The United States’ withdrawal from the global stage under the leadership of Donald Trump has led to a significant repression around the world of the very values and freedoms that the US once championed. France – the colonial power – was unwilling to publicly criticize those interfering in Lebanon’s domestic affairs. As the recent diplomatic dispute between Canada and Saudi Arabia has shown, European nations are now prioritizing economic links to autocratic regimes over standing up for allies and friends. Turkey, another regional power, has positioned itself as a middle ground actor between Iran and Saudi Arabia, and any direct involvement in Lebanon would draw the ire of both.

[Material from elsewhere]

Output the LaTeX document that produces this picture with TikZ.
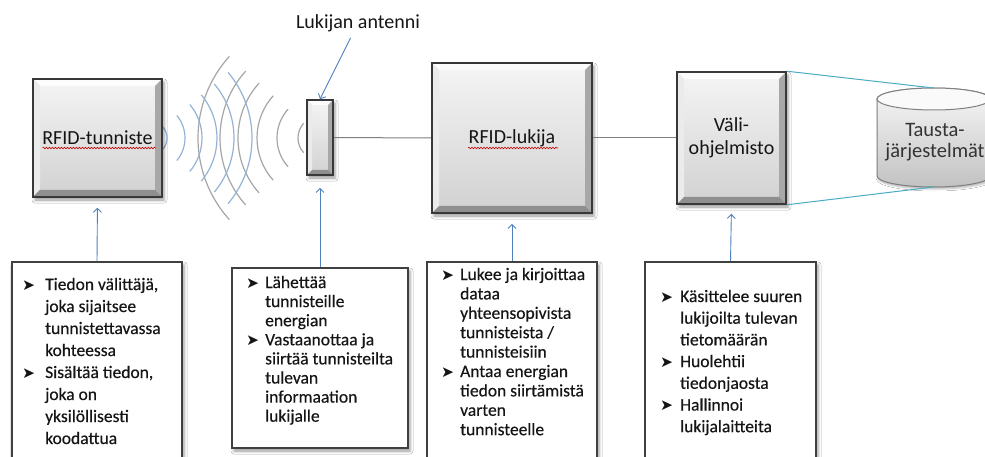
\documentclass[tikz,border=0pt]{standalone}
\usepackage{fontspec}
\setmainfont{Carlito}
\newfontfamily\symfont{DejaVu Sans}
\newfontfamily\listfont[FakeBold=0.35]{Carlito}
\usetikzlibrary{arrows.meta,shadows.blur,decorations.pathmorphing}

\definecolor{wavblue}{HTML}{95B3D7}
\definecolor{wavgray}{HTML}{A6A6A6}
\definecolor{linkgray}{HTML}{7F7F7F}
\definecolor{arrblue}{HTML}{4F81BD}
\definecolor{dbline}{HTML}{4BACC6}
\definecolor{ink}{HTML}{151515}

% arrowhead bullet for the description lists
\newcommand\bul{\raisebox{0pt}{\symfont\fontsize{15.5}{15.5}\selectfont ➤}}

% bevelled edges of the raised boxes
\newcommand\bevelfaces[1]{%
  \coordinate (bnw) at (path picture bounding box.north west);
  \coordinate (bne) at (path picture bounding box.north east);
  \coordinate (bsw) at (path picture bounding box.south west);
  \coordinate (bse) at (path picture bounding box.south east);
  \fill[black!1] (bnw) -- (bne) -- ([shift={(-#1,-#1)}]bne) -- ([shift={(#1,-#1)}]bnw) -- cycle;
  \fill[black!8] (bnw) -- ([shift={(#1,-#1)}]bnw) -- ([shift={(#1,#1)}]bsw) -- (bsw) -- cycle;
  \fill[black!34] (bne) -- ([shift={(-#1,-#1)}]bne) -- ([shift={(-#1,#1)}]bse) -- (bse) -- cycle;
  \fill[black!44] (bsw) -- ([shift={(#1,#1)}]bsw) -- ([shift={(-#1,#1)}]bse) -- (bse) -- cycle;
}

\begin{document}
\begin{tikzpicture}[x=1pt,y=-1pt,
  softshadow/.style={blur shadow={shadow xshift=2pt,shadow yshift=-3pt,shadow blur radius=3pt,shadow opacity=40}},
  bevelbox/.style={draw=black!78, line width=1.6pt, inner sep=0pt, top color=black!4, bottom color=black!18,
    font=\fontsize{20}{23}\selectfont, text=ink, align=center, softshadow,
    path picture={\bevelfaces{#1}}},
  frame/.style={draw=black!75, line width=1.1pt, fill=white, inner sep=0pt, softshadow},
  boxtext/.style={anchor=base west, inner sep=0pt, text=ink, font=\listfont\fontsize{17.5}{#1}\selectfont},
  wave/.style={line width=1.2pt},
  link/.style={draw=linkgray, line width=1pt},
  dblink/.style={draw=dbline, line width=1pt},
  uparrow/.style={draw=arrblue, line width=0.9pt, -{Straight Barb[length=4pt,width=8pt]}},
  spell/.style={draw=red!80!black, line width=0.6pt, decorate,
    decoration={snake, amplitude=0.8pt, segment length=3pt}}
]
\useasboundingbox (0,0) rectangle (985,457);
\clip (0,0) rectangle (985,457);
\fill[white] (0,0) rectangle (985,457);

% radio waves of the tag and of the reader antenna
\foreach \r in {22,43,63,82,100,122}
  \draw[wave,wavgray] (320,138) ++(138:\r) arc[start angle=138,end angle=222,radius=\r];
\foreach \r in {17,35,52,67,84,102}
  \draw[wave,wavblue] (150,138) ++(-40:\r) arc[start angle=-40,end angle=40,radius=\r];

% main components
\node[bevelbox=7pt, minimum width=129pt, minimum height=118pt] (tag) at (97.5,138) {RFID-tunniste};
\node[bevelbox=5pt, minimum width=26pt, minimum height=75pt] (ant) at (320,137.5) {};
\node[bevelbox=7pt, minimum width=160pt, minimum height=150pt] (reader) at (512,138) {RFID-lukija};
\node[bevelbox=7pt, minimum width=109pt, minimum height=132pt] (mw) at (731.5,138) {Väli-\\ohjelmisto};

\draw[spell] ([shift={(-55pt,-10pt)}]tag.center) -- ([shift={(58pt,-10pt)}]tag.center);
\draw[spell] ([shift={(-44pt,-10pt)}]reader.center) -- ([shift={(46pt,-10pt)}]reader.center);

% back-end database cylinder
\path[top color=black!3, bottom color=black!24, draw=black!50, line width=1pt,
      blur shadow={shadow xshift=1pt,shadow yshift=-2pt,shadow blur radius=2pt,shadow opacity=30}]
  (877,99) -- (877,176) arc[start angle=180,end angle=360,x radius=56.5pt,y radius=11pt]
  -- (990,99) arc[start angle=0,end angle=180,x radius=56.5pt,y radius=11pt] -- cycle;
\draw[black!50, line width=1pt, fill=black!2] (933.5,99) ellipse[x radius=56.5pt,y radius=11pt];
\coordinate (dbtop) at (933.5,88);
\coordinate (dbbot) at (933.5,187);
\node[font=\fontsize{20.5}{21}\selectfont, text=black!80, align=center] (dbtxt) at (935,142) {Tausta-\\järjestelmät};

% connections
\draw[link] (ant.east) -- (reader.west);
\draw[link] (reader.east) -- (mw.west);
\draw[dblink] (mw.north east) -- (dbtop);
\draw[dblink] (mw.south east) -- (dbbot);

% antenna caption
\node[font=\fontsize{20}{23}\selectfont, text=ink] (lbl) at (358,23) {Lukijan antenni};
\draw[uparrow, shorten <=3pt] ([xshift=-6pt]lbl.south) -- (ant.north);

% description boxes
\node[frame, minimum width=170pt, minimum height=213pt] (f1) at (97,368.5) {};
\node[frame, minimum width=176pt, minimum height=180pt] (f2) at (320,358) {};
\node[frame, minimum width=170pt, minimum height=213pt] (f3) at (512,368.5) {};
\node[frame, minimum width=171pt, minimum height=213pt] (f4) at (730.5,368.5) {};

\draw[uparrow, shorten >=10pt] (f1.north) -- (tag.south);
\draw[uparrow, shorten >=12pt] (f2.north) -- (ant.south);
\draw[uparrow, shorten >=10pt] (f3.north) -- (reader.south);
\draw[uparrow, shorten >=9pt] (f4.north) -- (mw.south);

\node[boxtext=22] (t1) at (22,290) {\begin{tabular}[t]{@{}p{23pt}@{}l@{}}
\bul & Tiedon välittäjä,\\
 & joka sijaitsee\\
 & tunnistettavassa\\
 & kohteessa\\
\bul & Sisältää tiedon,\\
 & joka on\\
 & yksilöllisesti\\
 & koodattua
\end{tabular}};

\node[boxtext=19.1] (t2) at (246,288) {\begin{tabular}[t]{@{}p{19pt}@{}l@{}}
\bul & Lähettää\\
 & tunnisteille\\
 & energian\\
\bul & Vastaanottaa ja\\
 & siirtää tunnisteilta\\
 & tulevan\\
 & informaation\\
 & lukijalle
\end{tabular}};

\node[boxtext=19.4] (t3) at (441,280) {\begin{tabular}[t]{@{}p{19pt}@{}l@{}}
\bul & Lukee ja kirjoittaa\\
 & dataa\\
 & yhteensopivista\\
 & tunnisteista /\\
 & tunnisteisiin\\
\bul & Antaa energian\\
 & tiedon siirtämistä\\
 & varten\\
 & tunnisteelle
\end{tabular}};

\node[boxtext=21.7] (t4) at (660,302) {\begin{tabular}[t]{@{}p{20pt}@{}l@{}}
\bul & Käsittelee suuren\\
 & lukijoilta tulevan\\
 & tietomäärän\\
\bul & Huolehtii\\
 & tiedonjaosta\\
\bul & Hallinnoi\\
 & lukijalaitteita
\end{tabular}};
\end{tikzpicture}
\end{document}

The irony of it all stems from the fact that the Lebanese authorities are using these tactics to reassure the western nations that – despite Hezbollah’s gains in the recent elections –they are not squarely in driving seat of Lebanese politics. Reassuring allies against the autocratic encroachment in Lebanon by disavowing and abusing the very values they cherish dearly. Oh, the irony.

It seems that the last stand in fighting these reprisals against freedom of speech is left down to the very men and women on the ground, the activists who risk it all, and who have heard clearly that they are left to fend for themselves. The global balance of power has tilted, and Lebanon, squarely in the middle of the world, where west and east meet, is the testing ground. It may seem like a reserved freedom of speech is a small price to pay for stability, but once they’ve won this battle, what stops the next from coming? The new Iron Curtain is inching towards the west and the people are paying the price.